In order to ensure that the population reproduces itself in the "developed" countries, the rate of fertility must be 2.1 children per woman. This index is calculated for one determined year by adding the quotients of fertility by age. In short, it reports the number of children born during a determined year to the number of women aged 15 to 49 on January 1st of the year in question, and these partial quotients are added.
For example, for a given region, the index reports the number of children born in 1990 to the number of women 15 years old on January 1, 1990. Thus, a partial quotient is obtained, called also quotient of fertility by age or rate of partial fertility. One does the same calculation for infants born in 1990 but to women 16 years old on January 1, 1990, and on up to 49 years old. Then these quotients for the same year are all added up to obtain the synthesized fertility index for the year.

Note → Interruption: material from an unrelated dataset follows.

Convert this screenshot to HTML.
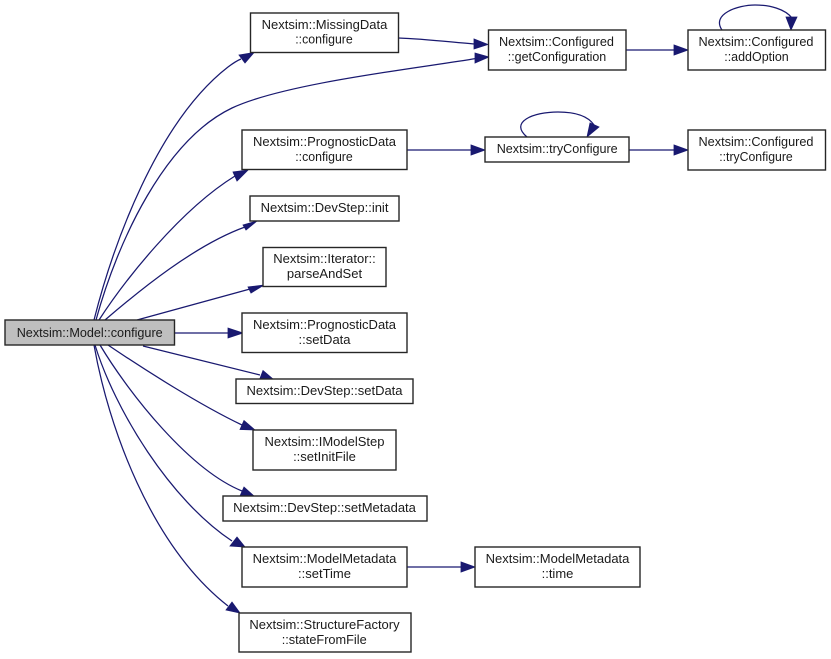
<!DOCTYPE html>
<html>
<head>
<meta charset="utf-8">
<title>Nextsim::Model::configure call graph</title>
<style>
html,body{margin:0;padding:0;background:#fff;width:831px;height:659px;overflow:hidden}
svg{display:block}
.n rect{fill:#fff;stroke:#262626;stroke-width:1.4}
.n text{font-family:"Liberation Sans",sans-serif;font-size:13px;fill:#1a1a1a;text-anchor:middle}
.e path{fill:none;stroke:#191970;stroke-width:1.25}
.e polygon{fill:#191970;stroke:#191970;stroke-width:.8}
</style>
</head>
<body>
<svg xmlns="http://www.w3.org/2000/svg" width="831" height="659" viewBox="0 0 831 659">
<rect x="0" y="0" width="831" height="659" fill="#fff"/>

<g class="e"><path d="M94,320C113,245 157,122 228,67C232,64 236,61 241,59"/><polygon points="254,52.5 239,55 245,63"/></g>
<g class="e"><path d="M96,320C118,240 165,140 232,108C285,83 420,68 476,58.5"/><polygon points="489,57 475,53 475,63"/></g>
<g class="e"><path d="M99,320C125,280 180,210 235,176"/><polygon points="248,170 233,172 237,181"/></g>
<g class="e"><path d="M105,320C140,290 195,245 245,227"/><polygon points="257,221 243,225 246,230"/></g>
<g class="e"><path d="M137,320L250,289"/><polygon points="264,285 248,287 251,293"/></g>
<g class="e"><path d="M174.5,333L229,333"/><polygon points="243,333 228,328 228,338"/></g>
<g class="e"><path d="M143,346L260,375"/><polygon points="273,379 263,370.5 259,381"/></g>
<g class="e"><path d="M108,345C145,370 200,405 242,425"/><polygon points="255,430 244,420.5 240,429.5"/></g>
<g class="e"><path d="M100,345C130,395 190,470 242,491"/><polygon points="254,496 244,487 240,496"/></g>
<g class="e"><path d="M95,345C115,410 170,500 232,541"/><polygon points="245,547 237,537 230,546"/></g>
<g class="e"><path d="M94,345C108,425 150,545 228,606"/><polygon points="240,613 232,602 226,610"/></g>
<g class="e"><path d="M398.5,38C425,39 450,42 475,44"/><polygon points="488,44.5 474,39 474,49"/></g>
<g class="e"><path d="M626,50L675,50"/><polygon points="688,50 674,45 674,55"/></g>
<g class="e"><path d="M722,30C711,14 738,5 755,5C770,5 785,9 792,18"/><polygon points="791,30 786,17 797,17"/></g>
<g class="e"><path d="M407,150L472,150"/><polygon points="485,150 471,145 471,155"/></g>
<g class="e"><path d="M527,137C509,122 533,112 558,112C575,112 588,116 594,125"/><polygon points="587,137 590,123 599,127"/></g>
<g class="e"><path d="M629,150L675,150"/><polygon points="688,150 674,145 674,155"/></g>
<g class="e"><path d="M407,567L462,567"/><polygon points="475,567 461,562 461,572"/></g>

<g class="n"><rect x="5" y="320" width="169.5" height="25" style="fill:#bfbfbf"/><text x="89.7" y="337" textLength="146" lengthAdjust="spacingAndGlyphs">Nextsim::Model::configure</text></g>
<g class="n"><rect x="250.5" y="13" width="148" height="39.5"/><text x="324.5" y="29">Nextsim::MissingData</text><text x="324" y="43.5" textLength="57.5" lengthAdjust="spacingAndGlyphs">::configure</text></g>
<g class="n"><rect x="242" y="130" width="165" height="39.5"/><text x="324.5" y="146">Nextsim::PrognosticData</text><text x="324" y="161" textLength="57.5" lengthAdjust="spacingAndGlyphs">::configure</text></g>
<g class="n"><rect x="250" y="196" width="149" height="25"/><text x="324.5" y="212">Nextsim::DevStep::init</text></g>
<g class="n"><rect x="263" y="247.5" width="123" height="39"/><text x="324.5" y="263">Nextsim::Iterator::</text><text x="324.5" y="278">parseAndSet</text></g>
<g class="n"><rect x="242" y="313" width="165" height="39.5"/><text x="324.5" y="329">Nextsim::PrognosticData</text><text x="324.5" y="344">::setData</text></g>
<g class="n"><rect x="236" y="379" width="177" height="24.5"/><text x="324.5" y="395">Nextsim::DevStep::setData</text></g>
<g class="n"><rect x="253" y="430" width="143" height="40"/><text x="324.5" y="446">Nextsim::IModelStep</text><text x="324.5" y="461">::setInitFile</text></g>
<g class="n"><rect x="223" y="496" width="204" height="25"/><text x="324.5" y="512">Nextsim::DevStep::setMetadata</text></g>
<g class="n"><rect x="242" y="547" width="165" height="40"/><text x="324.5" y="563">Nextsim::ModelMetadata</text><text x="324.5" y="578">::setTime</text></g>
<g class="n"><rect x="239" y="613" width="172" height="39"/><text x="324.5" y="629">Nextsim::StructureFactory</text><text x="324.2" y="644" textLength="85" lengthAdjust="spacingAndGlyphs">::stateFromFile</text></g>
<g class="n"><rect x="488.5" y="30" width="137.5" height="40"/><text x="556.5" y="46" textLength="115" lengthAdjust="spacingAndGlyphs">Nextsim::Configured</text><text x="557" y="61" textLength="98.5" lengthAdjust="spacingAndGlyphs">::getConfiguration</text></g>
<g class="n"><rect x="688" y="30" width="137.5" height="40"/><text x="756" y="46" textLength="115" lengthAdjust="spacingAndGlyphs">Nextsim::Configured</text><text x="756.5" y="61" textLength="64.5" lengthAdjust="spacingAndGlyphs">::addOption</text></g>
<g class="n"><rect x="485" y="137" width="144" height="25"/><text x="557.2" y="153" textLength="121" lengthAdjust="spacingAndGlyphs">Nextsim::tryConfigure</text></g>
<g class="n"><rect x="688" y="130" width="137.5" height="40"/><text x="756" y="146" textLength="115" lengthAdjust="spacingAndGlyphs">Nextsim::Configured</text><text x="756" y="161" textLength="73.5" lengthAdjust="spacingAndGlyphs">::tryConfigure</text></g>
<g class="n"><rect x="475" y="547" width="165" height="40"/><text x="557.5" y="563">Nextsim::ModelMetadata</text><text x="557.5" y="578">::time</text></g>
</svg>
</body>
</html>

Almost everywhere in Europe, this fertility index is clearly below the level necessary for population replacement. For the European community, the data published in 1993 by Eurostat reports a fertility index that was 2.61 in 1960 and dropped to 1.51 in 1991. Ireland alone, with an index of 2.10 is assured of reproducing itself. Consider the following: According to Eurostat, the latest fertility index available gives 1.82 for the United Kingdom, 1.62 for Belgium, 1.33 for Germany, 1.33 for Spain, 1.26 for Italy. For France, Eurostat (1993) gives 1.78, but a recent study by Guy Herzlich in Le Monde of Feb. 10, 1994, reports 1.65 for the year 1993.
The drop is even more spectacular in the countries of Eastern Europe: "The number of children per woman has literally tumbled in eastern Germany: from nearly 1.6 in mid-1990 to 0.83 in 1992. But Russia has fallen in two years from 1.9 to 1.56.... Catholic Poland returned to 1.95 children per woman as has Slovakia.... In Russia since the end of 1991, the total number of deaths exceeded that of births." Only in the years 1965-1970, the synthesized fertility index in Europe had been almost everywhere above 2.1. By way of comparison, let us indicate that this index, which declined almost in all continents since 1965, was estimated at 3.3 for the whole world and 3.7 for the Third World.